Giving Compass’ Take:
• Pew Research Center surveyed respondents across 27 countries and found that many believe that democratic systems are working poorly, and 51 percent of participants polled are dissatisfied with democracy in their country.
• How can donors utilize this information to enhance or improve civil society initiatives or help support democracy in other countries?
Anger at political elites, economic dissatisfaction and anxiety about rapid social changes have fueled political upheaval in regions around the world in recent years. Anti-establishment leaders, parties and movements have emerged on both the right and left of the political spectrum, in some cases challenging fundamental norms and institutions of liberal democracy. Organizations from Freedom House to the Economist Intelligence Unit to V-Dem have documented global declines in the health of democracy.

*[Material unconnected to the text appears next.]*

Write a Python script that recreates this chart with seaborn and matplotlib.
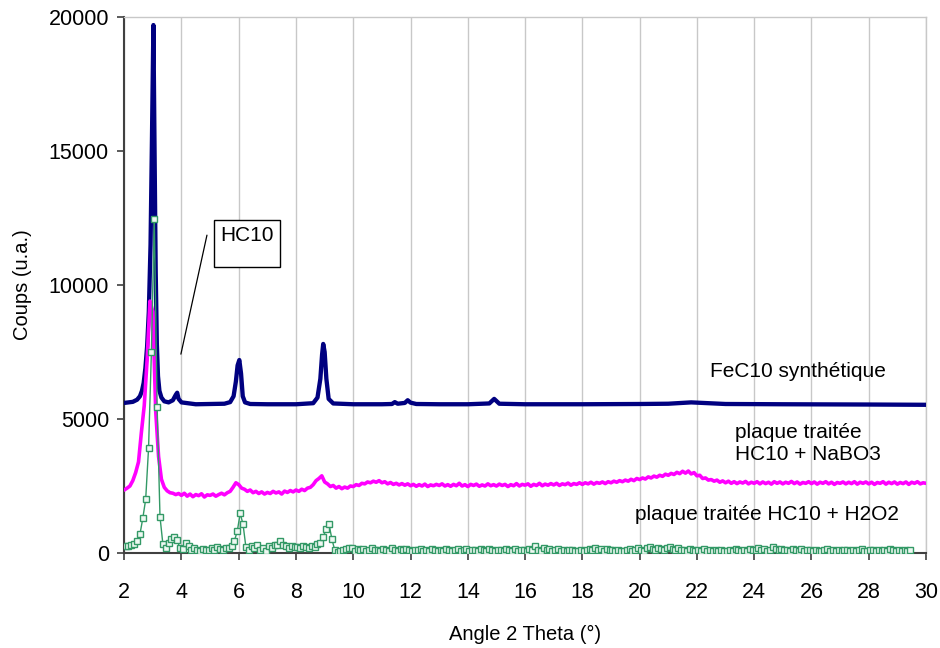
import numpy as np
import pandas as pd
import matplotlib
matplotlib.use("Agg")
import matplotlib.pyplot as plt
from matplotlib.patches import Rectangle
import seaborn as sns

# ---------------- data ----------------
# FeC10 synthétique (navy)
fe_x = [2.0, 2.3, 2.45, 2.55, 2.62, 2.68, 2.74, 2.8, 2.86, 2.92, 2.97, 3.02, 3.06, 3.1,
        3.14, 3.18, 3.23, 3.3, 3.4, 3.55, 3.7, 3.8, 3.85, 3.9, 4.0, 4.5, 5.0, 5.5, 5.7,
        5.82, 5.9, 5.96, 6.02, 6.08, 6.14, 6.22, 6.4, 7.0, 8.0, 8.6, 8.75, 8.85, 8.91,
        8.95, 9.0, 9.06, 9.14, 9.3, 10.0, 11.0, 11.35, 11.45, 11.55, 11.8, 11.9, 12.0,
        12.2, 13.0, 14.0, 14.75, 14.92, 15.1, 16.0, 18.0, 20.0, 21.0, 21.8, 23.0, 25.0,
        28.0, 30.0]
fe_y = [5600, 5640, 5720, 5850, 6050, 6350, 6900, 7700, 9000, 11500, 15500, 19700, 15000,
        10500, 7800, 6600, 6050, 5800, 5660, 5620, 5700, 5900, 5980, 5750, 5620, 5550, 5560,
        5570, 5630, 5850, 6400, 7000, 7200, 6700, 5850, 5620, 5560, 5550, 5550, 5590, 5800,
        6500, 7400, 7800, 7500, 6500, 5750, 5580, 5550, 5550, 5560, 5630, 5570, 5600, 5700,
        5610, 5560, 5550, 5550, 5580, 5750, 5570, 5550, 5550, 5560, 5570, 5620, 5560, 5550,
        5540, 5530]

# plaque traitée HC10 + NaBO3 (magenta), one value every 0.1° from 2.0 to 30.0
nb_y = [
    2350, 2420, 2500, 2700, 3000, 3400, 4500, 5500, 7200, 9400,
    9000, 5300, 3600, 2750, 2450, 2320, 2250, 2230, 2180, 2220,
    2150, 2230, 2120, 2200, 2100, 2180, 2140, 2210, 2090, 2170,
    2150, 2200, 2120, 2180, 2230, 2170, 2250, 2300, 2450, 2620,
    2550, 2420, 2380, 2300, 2350, 2250, 2300, 2220, 2280, 2200,
    2260, 2220, 2300, 2240, 2280, 2200, 2310, 2260, 2330, 2280,
    2350, 2300, 2380, 2330, 2420, 2450, 2550, 2700, 2780, 2880,
    2650, 2580, 2480, 2520, 2420, 2480, 2400, 2460, 2420, 2500,
    2480, 2550, 2520, 2600, 2580, 2650, 2620, 2680, 2640, 2700,
    2620, 2660, 2580, 2630, 2560, 2600, 2540, 2590, 2530, 2580,
    2510, 2560, 2490, 2550, 2500, 2570, 2480, 2540, 2510, 2560,
    2520, 2580, 2500, 2550, 2490, 2560, 2510, 2600, 2500, 2550,
    2480, 2560, 2520, 2570, 2490, 2540, 2500, 2580, 2510, 2550,
    2500, 2570, 2520, 2560, 2480, 2550, 2510, 2590, 2500, 2560,
    2530, 2580, 2490, 2560, 2520, 2600, 2510, 2570, 2530, 2590,
    2540, 2600, 2520, 2580, 2550, 2610, 2530, 2590, 2560, 2620,
    2560, 2620, 2580, 2640, 2570, 2630, 2600, 2650, 2590, 2660,
    2620, 2680, 2640, 2700, 2660, 2720, 2680, 2750, 2700, 2780,
    2740, 2800, 2760, 2840, 2800, 2870, 2830, 2900, 2860, 2940,
    2900, 2970, 2930, 3010, 2960, 3050, 2980, 3060, 2950, 3000,
    2880, 2900, 2780, 2800, 2720, 2740, 2680, 2720, 2640, 2690,
    2620, 2680, 2600, 2660, 2590, 2650, 2610, 2670, 2580, 2640,
    2600, 2660, 2580, 2650, 2590, 2640, 2570, 2660, 2600, 2650,
    2580, 2640, 2600, 2670, 2590, 2650, 2570, 2630, 2600, 2660,
    2590, 2650, 2570, 2640, 2600, 2660, 2580, 2640, 2560, 2630,
    2600, 2650, 2580, 2640, 2590, 2660, 2570, 2640, 2600, 2650,
    2580, 2640, 2560, 2630, 2600, 2660, 2570, 2640, 2590, 2650,
    2570, 2630, 2590, 2650, 2560, 2640, 2600, 2660, 2580, 2620,
    2600]

# plaque traitée HC10 + H2O2 (green), one value every 0.1° from 2.05 to 29.45
h2_y = [
    250, 260, 300, 340, 450, 700, 1300, 2000, 3900, 7500,
    12480, 5460, 1350, 340, 170, 390, 530, 590, 470, 170,
    150, 390, 250, 110, 170, 120, 90, 150, 130, 100,
    180, 120, 220, 160, 110, 180, 170, 250, 460, 820,
    1480, 1070, 220, 120, 250, 180, 300, 120, 200, 90,
    250, 200, 280, 300, 450, 300, 250, 200, 250, 220,
    230, 200, 250, 220, 200, 250, 220, 330, 360, 610,
    880, 1080, 540, 110, 50, 80, 120, 150, 200, 180,
    90, 160, 110, 140, 80, 120, 170, 100, 130, 90,
    150, 110, 80, 170, 120, 90, 140, 100, 160, 110,
    80, 130, 100, 150, 90, 120, 70, 140, 110, 80,
    120, 90, 150, 100, 70, 130, 160, 90, 110, 140,
    80, 120, 100, 60, 140, 110, 90, 150, 100, 70,
    130, 100, 80, 160, 110, 90, 140, 70, 120, 100,
    80, 150, 110, 250, 130, 90, 170, 100, 140, 80,
    110, 160, 90, 130, 70, 120, 100, 60, 90, 110,
    80, 130, 150, 100, 180, 120, 160, 90, 140, 110,
    100, 70, 130, 90, 60, 110, 150, 80, 120, 170,
    130, 90, 180, 230, 150, 120, 200, 160, 110, 190,
    240, 150, 120, 170, 100, 130, 90, 150, 110, 80,
    120, 90, 140, 70, 110, 60, 100, 80, 130, 90,
    60, 110, 80, 140, 100, 70, 120, 90, 150, 110,
    130, 170, 100, 140, 80, 120, 210, 150, 110, 160,
    100, 130, 80, 150, 110, 90, 140, 70, 120, 100,
    80, 120, 90, 60, 110, 140, 80, 100, 70, 120,
    90, 130, 100, 70, 120, 80, 110, 150, 90, 60,
    100, 130, 80, 110, 70, 120, 90, 160, 100, 80,
    110, 70, 130, 90, 100]

nb_x = np.round(2.0 + 0.1 * np.arange(len(nb_y)), 2)
h2_x = np.round(2.05 + 0.1 * np.arange(len(h2_y)), 2)

x_ticks = list(range(2, 31, 2))
y_ticks = [0, 5000, 10000, 15000, 20000]

label_fe = "FeC10 synthétique"
label_nb = "plaque traitée\nHC10 + NaBO3"
label_h2 = "plaque traitée HC10 + H2O2"
label_box = "HC10"

df_fe = pd.DataFrame({"x": fe_x, "y": fe_y})
df_nb = pd.DataFrame({"x": nb_x, "y": nb_y})
df_h2 = pd.DataFrame({"x": h2_x, "y": h2_y})

# ---------------- styling ----------------
sns.set_style("ticks")
plt.rcParams["font.family"] = ["Liberation Sans", "DejaVu Sans"]
plt.rcParams["text.color"] = "black"
plt.rcParams["axes.labelcolor"] = "black"
plt.rcParams["xtick.color"] = "black"
plt.rcParams["ytick.color"] = "black"

W, H = 940, 648
fig = plt.figure(figsize=(W / 100, H / 100), dpi=100)
left, right, top, bottom = 124.2, 926.0, 17.0, 553.0
ax = fig.add_axes([left / W, 1 - bottom / H, (right - left) / W, (bottom - top) / H])

navy = "#000080"
magenta = "#FF00FF"
green = "#339966"

sns.lineplot(data=df_fe, x="x", y="y", ax=ax, color=navy, linewidth=3.1,
             estimator=None, sort=False, zorder=3)
sns.lineplot(data=df_nb, x="x", y="y", ax=ax, color=magenta, linewidth=2.6,
             estimator=None, sort=False, zorder=4)
sns.lineplot(data=df_h2, x="x", y="y", ax=ax, color=green, linewidth=1.0,
             estimator=None, sort=False, marker="s", markersize=4,
             markerfacecolor="#eef8f2", markeredgecolor=green, markeredgewidth=1.0,
             zorder=5)

ax.set_xlim(2, 30)
ax.set_ylim(0, 20000)
ax.set_xticks(x_ticks)
ax.set_yticks(y_ticks)
ax.set_xticklabels([str(t) for t in x_ticks])
ax.set_yticklabels([str(t) for t in y_ticks])
ax.tick_params(axis="both", labelsize=15.5, direction="out", length=5, width=1.2,
               color="#404040", labelcolor="black")
ax.tick_params(axis="x", pad=16)
ax.tick_params(axis="y", pad=6)

ax.xaxis.grid(True, color="#c8c8c8", linewidth=1.0)
ax.yaxis.grid(False)
ax.set_axisbelow(True)
for s in ["top", "right"]:
    ax.spines[s].set_visible(True)
    ax.spines[s].set_color("#c8c8c8")
    ax.spines[s].set_linewidth(1.0)
for s in ["left", "bottom"]:
    ax.spines[s].set_color("#404040")
    ax.spines[s].set_linewidth(1.5)

ax.set_xlabel("Angle 2 Theta (°)", fontsize=14.5, labelpad=16)
ax.set_ylabel("Coups (u.a.)", fontsize=14.5, labelpad=12)

# annotations
ax.text(22.45, 6760, label_fe, fontsize=15, ha="left", va="center")
ax.text(23.32, 4100, label_nb, fontsize=15, ha="left", va="center", linespacing=1.2)
ax.text(19.83, 1455, label_h2, fontsize=15, ha="left", va="center")

ax.add_patch(Rectangle((5.14, 10670), 7.44 - 5.14, 12420 - 10670, facecolor="white",
                       edgecolor="black", linewidth=1.0, zorder=6))
ax.text(6.29, 11850, label_box, fontsize=15, ha="center", va="center", zorder=7)
ax.plot([4.89, 3.98], [11860, 7420], color="black", linewidth=0.9, zorder=6)

fig.savefig("out.png", dpi=100, facecolor="white")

As previous Pew Research Center surveys have illustrated, ideas at the core of liberal democracy remain popular among global publics, but commitment to democracy can nonetheless be weak. Multiple factors contribute to this lack of commitment, including perceptions about how well democracy is functioning. And as findings from a new Pew Research Center survey show, views about the performance of democratic systems are decidedly negative in many nations. Across 27 countries polled, a median of 51% are dissatisfied with how democracy is working in their country; just 45% are satisfied.
To better understand the discontent many feel with democracy, we asked people in the 27 nations studied about a variety of economic, political, social and security issues. The results highlight some key areas of public frustration: Most believe elections bring little change, that politicians are corrupt and out of touch and that courts do not treat people fairly. On the other hand, people are more positive about how well their countries protect free expression, provide economic opportunity and ensure public safety.
We also asked respondents about other topics, such as the state of the economy, immigration and attitudes toward major political parties. And in Europe, we included additional questions about immigrants and refugees, as well as opinions about the European Union.